First, we correlated specific instances of high-ranking occurrences of outdegrees and long paths with local issues in the code. For example, identifying god classes by their high outdegree. This proved efficient and increased our confidence level that this approach is valid in identifying local technical debt issues.
Second, we attempted to provide a high-level score that can be used not only to identify technical debt in a single application, but also to compare technical debt between applications and to use it to help prioritize which should be addressed and how. To do that, we introduced three indexes:
- Complexity — represents the effort required to add new features to the software.
- Risk — represents the potential risk that adding new features has on the stability of existing ones.

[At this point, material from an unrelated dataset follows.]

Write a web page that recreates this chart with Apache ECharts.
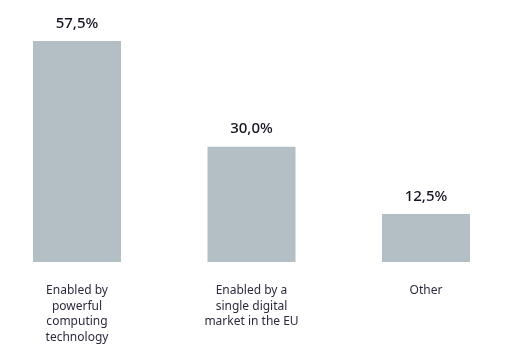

- Overall Debt — represents the overall amount of extra work required when attempting to add new features.
From Graph Theory to Actionable Insights
We manually analyzed the applications in our data set, employing the expert knowledge of the individual architects and developers in charge of product development, and scored each application’s complexity, risk and overall debt on a scale of 1 to 5, where a score of 1 represents little effort required and 5 represents high effort. We used these benchmarks to train a machine learning model that correlates the values of the extracted metrics with the indexes and normalizes them to a score of 0 to 100.
This allows us to use this ML model to issue a score per index for any new application we encounter, enabling us to analyze entire portfolios of applications and compare them to each another and to our precalculated benchmarks. The following graph depicts a sample of 21 applications demonstrating the relationship between the aforementioned metrics:
The overall debt levels were then converted into currency units, depicting the level of investment required to add new functionality into the system. For example, for each $1 invested in application development and innovation, how much goes specifically to maintaining architectural technical debt? This is intended to help organizations build a business case for handling and removing architectural technical debt from their applications.
We have shown a method to measure the technical debt of applications based on the dependencies between its classes. We have successfully used this method to both identify local issues that cause technical debt as well as to provide a global score that can be compared between applications. By employing this method, organizations can successfully assess the technical debt in their software, which can lead to improved decision-making around it.